Diabetes-related Complications [7 June 2016]

You can watch the debate and my full speech here – http://goo.gl/FcO1so

It is a pleasure to serve under your chairmanship, Mr Pritchard. I thank the hon. Member for Dewsbury (Paula Sherriff) for securing this debate.

I unashamedly turned to a much more informed source of information than me while putting this speech together. My sister, Linda Irvine, has been an insulin-dependent diabetic for 36 years. She knows the system inside out and has experienced the good and the bad of the NHS. In that time, she has seen many changes in the treatments provided. In 1980, she was fortunate to be diagnosed on what she considered the cusp of change. She had been subjected to horror stories of painful injections and severe restrictions in diet, along with a lack of understanding from doctors and nurses not familiar with the medical condition.

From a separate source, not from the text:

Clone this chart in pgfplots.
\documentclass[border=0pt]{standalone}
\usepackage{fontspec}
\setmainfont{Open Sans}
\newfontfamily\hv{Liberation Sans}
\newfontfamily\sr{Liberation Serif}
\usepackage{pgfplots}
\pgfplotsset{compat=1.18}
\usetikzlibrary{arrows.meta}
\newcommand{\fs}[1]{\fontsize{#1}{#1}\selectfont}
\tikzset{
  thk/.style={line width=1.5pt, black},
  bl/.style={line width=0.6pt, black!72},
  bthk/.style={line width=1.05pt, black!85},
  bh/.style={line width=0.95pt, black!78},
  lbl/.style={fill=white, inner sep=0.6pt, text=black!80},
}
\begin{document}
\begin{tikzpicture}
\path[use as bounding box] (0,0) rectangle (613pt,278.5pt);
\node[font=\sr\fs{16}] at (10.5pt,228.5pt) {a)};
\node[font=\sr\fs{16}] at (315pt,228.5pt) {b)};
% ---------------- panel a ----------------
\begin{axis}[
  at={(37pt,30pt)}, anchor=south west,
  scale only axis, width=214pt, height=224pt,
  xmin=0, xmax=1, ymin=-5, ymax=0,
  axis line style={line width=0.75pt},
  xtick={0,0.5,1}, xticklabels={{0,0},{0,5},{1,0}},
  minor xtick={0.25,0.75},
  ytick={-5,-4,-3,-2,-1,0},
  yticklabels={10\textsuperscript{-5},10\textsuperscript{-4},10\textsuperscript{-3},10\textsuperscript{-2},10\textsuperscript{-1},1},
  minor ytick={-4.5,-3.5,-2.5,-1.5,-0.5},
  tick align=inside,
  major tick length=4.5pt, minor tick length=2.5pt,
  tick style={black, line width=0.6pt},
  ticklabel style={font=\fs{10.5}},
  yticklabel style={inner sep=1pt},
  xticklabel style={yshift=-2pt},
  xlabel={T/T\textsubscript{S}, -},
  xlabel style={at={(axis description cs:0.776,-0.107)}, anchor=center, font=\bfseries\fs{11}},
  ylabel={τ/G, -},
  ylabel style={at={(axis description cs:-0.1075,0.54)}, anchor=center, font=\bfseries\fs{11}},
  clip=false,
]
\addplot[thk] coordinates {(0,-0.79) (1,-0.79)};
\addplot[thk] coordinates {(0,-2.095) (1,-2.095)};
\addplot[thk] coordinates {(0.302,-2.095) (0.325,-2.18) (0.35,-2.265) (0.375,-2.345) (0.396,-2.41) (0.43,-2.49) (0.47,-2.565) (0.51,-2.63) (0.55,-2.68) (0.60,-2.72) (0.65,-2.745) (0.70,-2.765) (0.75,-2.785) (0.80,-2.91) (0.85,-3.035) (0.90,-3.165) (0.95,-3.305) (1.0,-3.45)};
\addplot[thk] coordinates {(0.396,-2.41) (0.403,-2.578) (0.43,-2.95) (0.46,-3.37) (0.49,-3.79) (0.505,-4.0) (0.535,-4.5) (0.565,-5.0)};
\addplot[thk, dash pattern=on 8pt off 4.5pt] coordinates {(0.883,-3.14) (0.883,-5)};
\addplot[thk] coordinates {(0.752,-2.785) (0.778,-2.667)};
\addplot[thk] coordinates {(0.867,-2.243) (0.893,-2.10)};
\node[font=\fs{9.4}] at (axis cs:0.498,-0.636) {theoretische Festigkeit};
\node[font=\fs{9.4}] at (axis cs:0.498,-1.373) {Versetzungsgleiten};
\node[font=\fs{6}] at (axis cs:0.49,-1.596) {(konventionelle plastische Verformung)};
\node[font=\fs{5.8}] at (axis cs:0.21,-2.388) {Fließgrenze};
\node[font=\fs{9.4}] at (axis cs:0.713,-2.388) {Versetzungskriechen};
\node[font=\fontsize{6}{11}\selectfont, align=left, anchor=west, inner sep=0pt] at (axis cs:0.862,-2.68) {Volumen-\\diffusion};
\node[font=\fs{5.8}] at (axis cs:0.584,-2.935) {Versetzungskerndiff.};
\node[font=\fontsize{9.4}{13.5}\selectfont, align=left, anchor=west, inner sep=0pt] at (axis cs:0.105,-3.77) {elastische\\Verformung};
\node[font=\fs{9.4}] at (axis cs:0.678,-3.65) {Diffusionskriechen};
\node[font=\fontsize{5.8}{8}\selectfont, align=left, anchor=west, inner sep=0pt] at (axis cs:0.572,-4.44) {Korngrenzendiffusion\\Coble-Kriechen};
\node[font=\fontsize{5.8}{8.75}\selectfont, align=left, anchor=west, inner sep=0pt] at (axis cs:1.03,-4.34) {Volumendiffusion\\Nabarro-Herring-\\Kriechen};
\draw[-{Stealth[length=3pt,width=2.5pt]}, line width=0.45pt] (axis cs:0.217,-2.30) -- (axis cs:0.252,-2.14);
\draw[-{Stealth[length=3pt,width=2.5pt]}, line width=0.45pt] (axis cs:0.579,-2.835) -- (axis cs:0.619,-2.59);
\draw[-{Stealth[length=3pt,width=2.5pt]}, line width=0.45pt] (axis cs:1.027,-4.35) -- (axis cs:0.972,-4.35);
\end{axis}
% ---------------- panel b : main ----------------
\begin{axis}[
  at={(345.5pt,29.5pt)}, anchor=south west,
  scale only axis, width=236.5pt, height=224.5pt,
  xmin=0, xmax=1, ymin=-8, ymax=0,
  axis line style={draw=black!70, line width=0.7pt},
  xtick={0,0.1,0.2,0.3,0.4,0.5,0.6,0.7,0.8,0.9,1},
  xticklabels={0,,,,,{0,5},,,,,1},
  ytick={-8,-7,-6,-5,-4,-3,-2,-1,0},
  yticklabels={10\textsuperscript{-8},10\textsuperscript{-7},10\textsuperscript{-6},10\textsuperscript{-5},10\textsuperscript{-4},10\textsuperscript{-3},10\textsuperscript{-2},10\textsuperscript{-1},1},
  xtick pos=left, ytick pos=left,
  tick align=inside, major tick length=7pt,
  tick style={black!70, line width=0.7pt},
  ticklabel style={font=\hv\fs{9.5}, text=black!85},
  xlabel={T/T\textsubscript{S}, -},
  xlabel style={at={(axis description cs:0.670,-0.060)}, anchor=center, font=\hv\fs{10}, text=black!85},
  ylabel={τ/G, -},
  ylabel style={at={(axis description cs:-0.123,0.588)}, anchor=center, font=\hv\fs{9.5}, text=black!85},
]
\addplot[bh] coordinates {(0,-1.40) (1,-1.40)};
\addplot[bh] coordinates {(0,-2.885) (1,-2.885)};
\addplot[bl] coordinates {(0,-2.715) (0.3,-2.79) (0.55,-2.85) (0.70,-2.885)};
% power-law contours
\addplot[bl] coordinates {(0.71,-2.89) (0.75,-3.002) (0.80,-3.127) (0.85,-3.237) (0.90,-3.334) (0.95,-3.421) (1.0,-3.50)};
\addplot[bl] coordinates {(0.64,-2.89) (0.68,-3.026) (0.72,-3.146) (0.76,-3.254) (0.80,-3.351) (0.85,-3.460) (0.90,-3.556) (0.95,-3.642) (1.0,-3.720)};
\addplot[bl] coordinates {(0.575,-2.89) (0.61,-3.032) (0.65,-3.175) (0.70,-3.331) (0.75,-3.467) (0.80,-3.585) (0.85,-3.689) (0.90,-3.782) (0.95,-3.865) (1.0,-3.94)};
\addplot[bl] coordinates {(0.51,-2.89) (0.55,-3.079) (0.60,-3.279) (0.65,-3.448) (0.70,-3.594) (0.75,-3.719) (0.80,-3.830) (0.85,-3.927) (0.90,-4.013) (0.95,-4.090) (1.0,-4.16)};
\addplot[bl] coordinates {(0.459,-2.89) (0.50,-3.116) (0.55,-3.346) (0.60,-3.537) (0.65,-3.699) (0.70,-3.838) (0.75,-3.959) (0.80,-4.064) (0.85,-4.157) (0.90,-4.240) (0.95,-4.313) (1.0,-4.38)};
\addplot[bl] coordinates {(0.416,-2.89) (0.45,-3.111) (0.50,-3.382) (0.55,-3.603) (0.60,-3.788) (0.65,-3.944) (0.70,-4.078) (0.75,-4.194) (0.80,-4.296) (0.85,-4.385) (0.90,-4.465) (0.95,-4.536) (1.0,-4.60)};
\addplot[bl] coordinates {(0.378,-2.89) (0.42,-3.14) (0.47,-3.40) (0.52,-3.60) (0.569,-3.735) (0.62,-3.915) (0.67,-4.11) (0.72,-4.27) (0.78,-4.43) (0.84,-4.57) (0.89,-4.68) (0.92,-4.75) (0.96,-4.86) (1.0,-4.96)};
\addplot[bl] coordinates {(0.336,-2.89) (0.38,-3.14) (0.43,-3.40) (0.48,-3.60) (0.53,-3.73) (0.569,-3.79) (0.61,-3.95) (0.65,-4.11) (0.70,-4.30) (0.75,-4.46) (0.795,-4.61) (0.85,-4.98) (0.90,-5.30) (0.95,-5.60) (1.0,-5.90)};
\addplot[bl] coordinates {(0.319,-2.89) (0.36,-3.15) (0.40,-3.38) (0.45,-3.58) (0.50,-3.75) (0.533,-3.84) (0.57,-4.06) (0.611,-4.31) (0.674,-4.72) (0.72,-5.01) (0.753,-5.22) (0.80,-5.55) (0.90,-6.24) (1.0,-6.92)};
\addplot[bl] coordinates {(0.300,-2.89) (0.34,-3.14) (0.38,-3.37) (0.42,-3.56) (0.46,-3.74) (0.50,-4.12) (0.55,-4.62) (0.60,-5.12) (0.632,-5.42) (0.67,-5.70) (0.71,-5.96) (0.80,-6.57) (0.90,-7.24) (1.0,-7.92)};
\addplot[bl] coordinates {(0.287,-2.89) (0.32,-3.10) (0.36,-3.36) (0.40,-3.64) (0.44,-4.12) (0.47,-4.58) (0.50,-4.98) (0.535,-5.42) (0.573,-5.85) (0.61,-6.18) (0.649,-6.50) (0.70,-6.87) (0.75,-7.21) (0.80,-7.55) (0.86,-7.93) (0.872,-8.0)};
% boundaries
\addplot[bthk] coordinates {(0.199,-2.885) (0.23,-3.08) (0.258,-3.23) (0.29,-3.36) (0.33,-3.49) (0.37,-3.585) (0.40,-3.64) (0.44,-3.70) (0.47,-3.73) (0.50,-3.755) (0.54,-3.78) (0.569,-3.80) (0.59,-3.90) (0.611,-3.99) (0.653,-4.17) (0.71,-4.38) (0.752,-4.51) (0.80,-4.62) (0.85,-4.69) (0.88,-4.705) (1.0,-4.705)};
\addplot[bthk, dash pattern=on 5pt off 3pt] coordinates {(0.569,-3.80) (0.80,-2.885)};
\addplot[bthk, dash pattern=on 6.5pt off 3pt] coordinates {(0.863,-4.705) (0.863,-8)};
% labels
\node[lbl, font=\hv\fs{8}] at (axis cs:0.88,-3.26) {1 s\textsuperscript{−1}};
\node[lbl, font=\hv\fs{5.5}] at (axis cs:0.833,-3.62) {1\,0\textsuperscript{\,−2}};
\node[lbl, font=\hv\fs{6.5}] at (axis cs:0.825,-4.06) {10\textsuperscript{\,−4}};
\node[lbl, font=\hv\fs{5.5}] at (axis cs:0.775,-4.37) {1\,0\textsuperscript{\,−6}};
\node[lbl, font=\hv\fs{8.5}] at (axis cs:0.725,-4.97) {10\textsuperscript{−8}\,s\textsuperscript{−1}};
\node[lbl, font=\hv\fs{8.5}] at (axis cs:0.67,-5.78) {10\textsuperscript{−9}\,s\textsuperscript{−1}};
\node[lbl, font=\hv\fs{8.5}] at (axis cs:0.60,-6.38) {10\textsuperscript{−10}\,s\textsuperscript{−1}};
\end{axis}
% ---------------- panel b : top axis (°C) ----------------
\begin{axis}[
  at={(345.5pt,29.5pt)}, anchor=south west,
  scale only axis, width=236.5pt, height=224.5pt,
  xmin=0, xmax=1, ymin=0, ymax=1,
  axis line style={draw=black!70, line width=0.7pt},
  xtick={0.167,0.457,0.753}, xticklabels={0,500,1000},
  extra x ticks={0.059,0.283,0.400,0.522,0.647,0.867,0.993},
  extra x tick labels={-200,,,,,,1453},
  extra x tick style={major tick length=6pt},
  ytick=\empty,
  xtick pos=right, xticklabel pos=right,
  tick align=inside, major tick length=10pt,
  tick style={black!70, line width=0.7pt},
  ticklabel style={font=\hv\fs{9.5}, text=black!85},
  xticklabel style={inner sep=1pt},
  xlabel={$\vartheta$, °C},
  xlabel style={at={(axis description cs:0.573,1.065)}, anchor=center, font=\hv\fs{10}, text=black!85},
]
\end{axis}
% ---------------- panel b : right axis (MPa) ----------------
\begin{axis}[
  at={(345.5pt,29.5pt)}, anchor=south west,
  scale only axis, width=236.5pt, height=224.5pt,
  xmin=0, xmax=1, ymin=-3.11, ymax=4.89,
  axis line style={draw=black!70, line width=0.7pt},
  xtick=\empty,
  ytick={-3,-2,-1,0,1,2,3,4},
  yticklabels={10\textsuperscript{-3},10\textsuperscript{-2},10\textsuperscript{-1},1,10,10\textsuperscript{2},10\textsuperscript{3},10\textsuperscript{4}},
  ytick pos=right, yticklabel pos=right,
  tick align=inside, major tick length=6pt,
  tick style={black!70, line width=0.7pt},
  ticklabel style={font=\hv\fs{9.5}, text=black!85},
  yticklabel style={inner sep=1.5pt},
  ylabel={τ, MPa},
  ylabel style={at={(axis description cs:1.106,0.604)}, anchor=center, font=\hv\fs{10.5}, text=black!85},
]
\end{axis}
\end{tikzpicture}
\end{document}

In those days, injections were delivered in glass syringes with barbaric steel needles, which had to be kept steeped in methylated spirit and which obviously restricted away from home activities. Insulin was bovine or porcine and the peak effect of it was three to four hours after administration, making the timing of meals a bit of guesswork.

Shortly after my sister’s diagnosis, a new synthetic form of insulin, termed human insulin, was laboratory-developed. That made it cheaper to produce in larger quantities. From 1982, human insulin started to replace animal insulin as the primary treatment. It was developed further in the 1990s and now starts to take effect within 30 minutes of injection, making control of blood sugars more predictable. Syringes also became plastic, smaller and had finer needles: much easier to carry on you if you were out. Syringes have now been replaced by pre-loaded pens that are much more convenient and easier to draw up.

The introduction of insulin pumps is also an increasingly available initiative that Linda benefited from during her last two pregnancies, but she was unable to keep them because of an allergic reaction to the needle. She was not born lucky. Food was also a big problem in those days, with no light or sugar-free options on the market and diabetic drinks or biscuits available only in chemist shops. They were overpriced and frequently unpalatable. Nowadays, there are many options and most are readily available in high street stores.

We might think that nowadays it is all plain sailing, but unfortunately it is not. Diabetes complicates life immeasurably. It takes the spontaneity out of everyday activities, particularly with children and grandchildren. “Can we go to the park?” “Wait till I’ve checked my blood sugar.” “Can we go swimming?” “I need something to eat first.” “Why do we have to leave? We’ve only just got here.” “I’m due a meal soon.” On occasions, after she had injected, usually in a public toilet, and when the restaurant service was very slow, she would slip into a hypo. “Why are you sliding down the seat, mum, and heading for the floor?” It is not only mums who suffer from diabetes. All four of my sister’s children were able to dial 999 and tell the operator that she was diabetic by the age of three.

If we are leaving the house now, Linda carries a large bag with two insulin pens, needles, blood monitor, testing strips, lancets, a bottle of Lucozade—other drinks are available—and some kind of carbohydrate such as a packet of crisps or a sandwich to have in case her blood sugars go too low. She always carries a card explaining that she has diabetes and two emergency phone numbers in case she collapses.

Travelling abroad through different time zones can really complicate matters, too—not to mention the embarrassment of carrying syringes through airport security. As for dietary requirements on airlines—don’t go there. Of course, another area of concern is driving. As with most medical problems, insurance is always steeper and more complicated, DVLA requirements more stringent, and licences harder to acquire and keep.

What does my sister have to look forward to? The long-term problems of diabetes are well documented: cardiovascular disease, kidney damage, foot problems, eye disease, nerve damage, tooth and gum disease, thyroid problems, skin problems, constant infections and, unsurprisingly, mental health issues. It is therefore a cause close to Linda’s heart that the treatment of children with type 1 diabetes should be as up-to-date as possible, to ensure that their exposure to long-term problems is minimised.

Linda is now waiting for a kidney and pancreas transplant. Current research involves stem cell transplantation and chimera pigs where embryos are created with organs hopefully compatible for human transplant. Of course that is controversial and raises all kinds of ethical questions. But what if it was your child? What if it was your sister?